**What to work on:** Please reproduce the lines of the records below from the one holding "Rebuild this chart" through the one holding "import * as", inclusive, skipping all pictures.

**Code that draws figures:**

>>

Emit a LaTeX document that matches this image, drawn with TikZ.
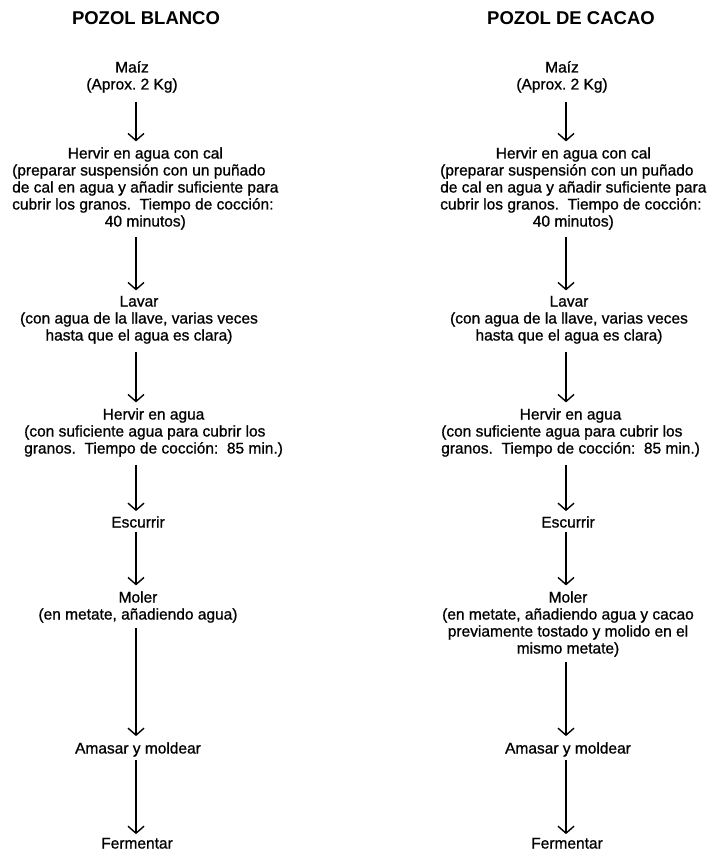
\documentclass[tikz,border=0pt]{standalone}
\usepackage{fontspec}
\setmainfont{Liberation Sans}
\newfontfamily\bodyfont{Liberation Sans}[FakeBold=0.9]
\usetikzlibrary{arrows.meta}
\frenchspacing
\begin{document}
\begin{tikzpicture}[x=1pt,y=-1pt,
  txt/.style={inner sep=0pt, anchor=base, font=\bodyfont\fontsize{15.5}{17}\selectfont},
  para/.style={inner sep=0pt, anchor=base west, font=\bodyfont\fontsize{15.5}{17}\selectfont},
  ttl/.style={inner sep=0pt, anchor=base, font=\fontsize{18.5}{20}\selectfont\bfseries},
  flow/.style={line width=1.4pt, -{Straight Barb[length=7pt,width=16pt,line width=1.4pt]}}]
\useasboundingbox[fill=white] (0,0) rectangle (715,853);
\coordinate (axL) at (136,0);
\coordinate (axR) at (566,0);
% titles
\node[ttl] (tL) at (146,24.5) {POZOL BLANCO};
\node[ttl] (tR) at (571,24.5) {POZOL DE CACAO};
% ---------- left column ----------
\node[txt] (maizL) at (132,72.5) {\begin{tabular}[t]{@{}c@{}}Maíz\\(Aprox. 2 Kg)\end{tabular}};
\node[para] (calL) at (12,158.5) {\begin{tabular}[t]{@{}l@{}}\multicolumn{1}{@{}c@{}}{Hervir en agua con cal}\\(preparar suspensión con un puñado\\de cal en agua y añadir suficiente para\\cubrir los granos.\ \ Tiempo de cocción:\\\multicolumn{1}{@{}c@{}}{40 minutos)}\end{tabular}};
\node[txt] (lavL) at (139,306.5) {\begin{tabular}[t]{@{}c@{}}Lavar\\(con agua de la llave, varias veces\\hasta que el agua es clara)\end{tabular}};
\node[para] (hervL) at (24,419.5) {\begin{tabular}[t]{@{}l@{}}\multicolumn{1}{@{}c@{}}{Hervir en agua}\\(con suficiente agua para cubrir los\\granos.\ \ Tiempo de cocción:\ \ 85 min.)\end{tabular}};
\node[txt] (escL) at (138,527.5) {Escurrir};
\node[txt] (molL) at (138,602.5) {\begin{tabular}[t]{@{}c@{}}Moler\\(en metate, añadiendo agua)\end{tabular}};
\node[txt] (amaL) at (138,753.5) {Amasar y moldear};
\node[txt] (ferL) at (137,848.5) {Fermentar};
% ---------- right column ----------
\node[txt] (maizR) at (562,72.5) {\begin{tabular}[t]{@{}c@{}}Maíz\\(Aprox. 2 Kg)\end{tabular}};
\node[para] (calR) at (440,158.5) {\begin{tabular}[t]{@{}l@{}}\multicolumn{1}{@{}c@{}}{Hervir en agua con cal}\\(preparar suspensión con un puñado\\de cal en agua y añadir suficiente para\\cubrir los granos.\ \ Tiempo de cocción:\\\multicolumn{1}{@{}c@{}}{40 minutos)}\end{tabular}};
\node[txt] (lavR) at (569,306.5) {\begin{tabular}[t]{@{}c@{}}Lavar\\(con agua de la llave, varias veces\\hasta que el agua es clara)\end{tabular}};
\node[para] (hervR) at (441,419.5) {\begin{tabular}[t]{@{}l@{}}\multicolumn{1}{@{}c@{}}{Hervir en agua}\\(con suficiente agua para cubrir los\\granos.\ \ Tiempo de cocción:\ \ 85 min.)\end{tabular}};
\node[txt] (escR) at (568,527.5) {Escurrir};
\node[txt] (molR) at (568,602.5) {\begin{tabular}[t]{@{}c@{}}Moler\\(en metate, añadiendo agua y cacao\\previamente tostado y molido en el\\mismo metate)\end{tabular}};
\node[txt] (amaR) at (568,753.5) {Amasar y moldear};
\node[txt] (ferR) at (567,848.5) {Fermentar};
% ---------- arrows ----------
\foreach \ax/\s in {axL/L, axR/R}{
  \draw[flow, shorten <=7pt, shorten >=5pt] (maiz\s.south -| \ax) -- (cal\s.north -| \ax);
  \draw[flow, shorten <=5pt, shorten >=4pt] (cal\s.south -| \ax) -- (lav\s.north -| \ax);
  \draw[flow, shorten <=6pt, shorten >=5pt] (lav\s.south -| \ax) -- (herv\s.north -| \ax);
  \draw[flow, shorten <=6pt, shorten >=5pt] (herv\s.south -| \ax) -- (esc\s.north -| \ax);
  \draw[flow, shorten <=4pt, shorten >=5pt] (esc\s.south -| \ax) -- (mol\s.north -| \ax);
  \draw[flow, shorten <=3.5pt, shorten >=6pt] (mol\s.south -| \ax) -- (ama\s.north -| \ax);
  \draw[flow, shorten <=3.5pt, shorten >=3.5pt] (ama\s.south -| \ax) -- (fer\s.north -| \ax);
}
\end{tikzpicture}
\end{document}
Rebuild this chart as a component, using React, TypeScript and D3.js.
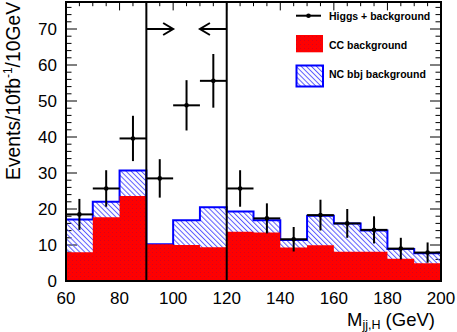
import React from "react";
import * as d3 from "d3";

const binEdges = [60, 70, 80, 90, 100, 110, 120, 130, 140, 150, 160, 170, 180, 190, 200];
const ccBackground = [8.0, 17.7, 23.6, 10.2, 10.0, 9.4, 13.7, 13.5, 9.3, 9.9, 8.1, 8.1, 6.2, 4.9];
const ncBackground = [9.1, 4.3, 7.1, 0.0, 6.9, 11.1, 5.6, 3.4, 2.1, 8.2, 7.9, 5.9, 2.7, 2.8];
const higgsPlusBkg = [18.5, 25.7, 39.6, 28.5, 48.8, 55.6, 25.7, 17.4, 11.6, 18.3, 16.0, 14.2, 9.0, 7.9];
const xTicks = [60, 80, 100, 120, 140, 160, 180, 200];
const yTicks = [0, 10, 20, 30, 40, 50, 60, 70];
const windowEdges = [90, 120];
const legendLabels = ["Higgs + background", "CC background", "NC bbj background"];

const W = 457;
const H = 332;
const L = 66, R = 441, T = 2, B = 281;

export default function App() {
  const x = d3.scaleLinear().domain([60, 200]).range([L, R]);
  const y = d3.scaleLinear().domain([0, 77.5]).range([B, T]);

  const total = ccBackground.map((c, i) => c + ncBackground[i]);

  const stepPts = (vals: number[]) => {
    const pts: [number, number][] = [];
    vals.forEach((v, i) => {
      pts.push([binEdges[i], v]);
      pts.push([binEdges[i + 1], v]);
    });
    return pts;
  };
  const area = d3
    .area<[number, number]>()
    .x((d) => x(d[0]))
    .y0(y(0))
    .y1((d) => y(d[1]));
  const line = d3
    .line<[number, number]>()
    .x((d) => x(d[0]))
    .y((d) => y(d[1]));

  const totalPts = stepPts(total);
  const outlinePts: [number, number][] = [[60, 0], ...totalPts, [200, 0]];

  const xMinor = d3.range(60, 200.01, 5);
  const yMinor = d3.range(0, 77.5, 2);

  const font = "'Liberation Sans', Arial, Helvetica, sans-serif";

  return (
    <svg width={W} height={H} style={{ position: "absolute", left: 0, top: 0, background: "#fff" }} fontFamily={font}>
      <defs>
        <pattern id="hatch" width={3.6} height={3.6} patternUnits="userSpaceOnUse" patternTransform="rotate(-45)">
          <line x1={0.5} y1={0} x2={0.5} y2={3.6} stroke="#5a5aff" strokeWidth={1} />
        </pattern>
        <pattern id="redfill" width={4} height={4} patternUnits="userSpaceOnUse">
          <rect width={4} height={4} fill="#ff0000" />
          <rect x={0} y={0} width={1} height={1} fill="#d8001c" />
          <rect x={2} y={2} width={1} height={1} fill="#e00818" />
        </pattern>
      </defs>

      {/* ticks (drawn under histograms) */}
      <g stroke="#000" strokeWidth={1}>
        {yMinor.map((v) => {
          const major = v % 10 === 0;
          const len = major ? 11 : 5.5;
          return (
            <g key={"yt" + v}>
              <line x1={L} x2={L + len} y1={y(v)} y2={y(v)} />
              <line x1={R} x2={R - len} y1={y(v)} y2={y(v)} />
            </g>
          );
        })}
        {xMinor.map((v) => {
          const major = v % 20 === 0;
          const len = major ? 8.4 : 4.2;
          return (
            <g key={"xt" + v}>
              <line x1={x(v)} x2={x(v)} y1={B} y2={B - len} />
              <line x1={x(v)} x2={x(v)} y1={T} y2={T + len} />
            </g>
          );
        })}
      </g>

      {/* NC (stacked total) hatched */}
      <path d={area(totalPts) || ""} fill="url(#hatch)" />
      <path d={line(outlinePts) || ""} fill="none" stroke="#0000ff" strokeWidth={2} />
      {/* CC red */}
      <path d={area(stepPts(ccBackground)) || ""} fill="url(#redfill)" />

      {/* window lines */}
      {windowEdges.map((e) => (
        <line key={"w" + e} x1={x(e)} x2={x(e)} y1={y(0)} y2={T} stroke="#000" strokeWidth={2} />
      ))}
      {/* arrows */}
      <g stroke="#000" strokeWidth={2} fill="none">
        <line x1={x(90)} x2={x(100)} y1={y(70)} y2={y(70)} />
        <polyline points={`${x(100) - 10},${y(70) - 6} ${x(100)},${y(70)} ${x(100) - 10},${y(70) + 6}`} />
        <line x1={x(120)} x2={x(110)} y1={y(70)} y2={y(70)} />
        <polyline points={`${x(110) + 10},${y(70) - 6} ${x(110)},${y(70)} ${x(110) + 10},${y(70) + 6}`} />
      </g>

      {/* data points */}
      <g stroke="#000" strokeWidth={2}>
        {higgsPlusBkg.map((v, i) => {
          const c = (binEdges[i] + binEdges[i + 1]) / 2;
          const e = Math.sqrt(v);
          return (
            <g key={"p" + i}>
              <line x1={x(binEdges[i])} x2={x(binEdges[i + 1])} y1={y(v)} y2={y(v)} />
              <line x1={x(c)} x2={x(c)} y1={y(v - e)} y2={y(v + e)} />
              <circle cx={x(c)} cy={y(v)} r={2.3} fill="#000" stroke="none" />
            </g>
          );
        })}
      </g>

      {/* frame */}
      <rect x={L} y={T} width={R - L} height={B - T} fill="none" stroke="#000" strokeWidth={2} />

      {/* tick labels */}
      <g fontSize={17} fill="#000">
        {yTicks.map((v) => (
          <text key={"yl" + v} x={57} y={y(v)} dy="0.36em" textAnchor="end">
            {v}
          </text>
        ))}
        {xTicks.map((v) => (
          <text key={"xl" + v} x={x(v)} y={304} textAnchor="middle">
            {v}
          </text>
        ))}
      </g>

      {/* axis titles */}
      <text x={347} y={325.5} fontSize={18.5} fill="#000">
        M
        <tspan fontSize={12.5} dy={3.5}>jj,H</tspan>
        <tspan dy={-3.5}> (GeV)</tspan>
      </text>
      <text
        transform="translate(19.5,2) rotate(-90)"
        textAnchor="end"
        fontSize={19.3}
        fill="#000"
      >
        Events/10fb
        <tspan fontSize={12} dy={-8}>-1</tspan>
        <tspan dy={8}>/10GeV</tspan>
      </text>

      {/* legend */}
      <g fontSize={10.5} fontWeight="bold" fill="#000">
        <line x1={296} x2={321} y1={15.7} y2={15.7} stroke="#000" strokeWidth={2} />
        <circle cx={308.5} cy={15.7} r={2.3} fill="#000" />
        <text x={329} y={20}>{legendLabels[0]}</text>
        <rect x={296} y={35} width={27} height={17.3} fill="url(#redfill)" />
        <text x={329} y={49.3}>{legendLabels[1]}</text>
        <rect x={296.5} y={65.5} width={26.5} height={21} fill="url(#hatch)" stroke="#0000ff" strokeWidth={2} />
        <text x={329} y={78.3}>{legendLabels[2]}</text>
      </g>
    </svg>
  );
}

<<

**Complete response:**
Rebuild this chart as a component, using React, TypeScript and D3.js.
import React from "react";
import * as d3 from "d3";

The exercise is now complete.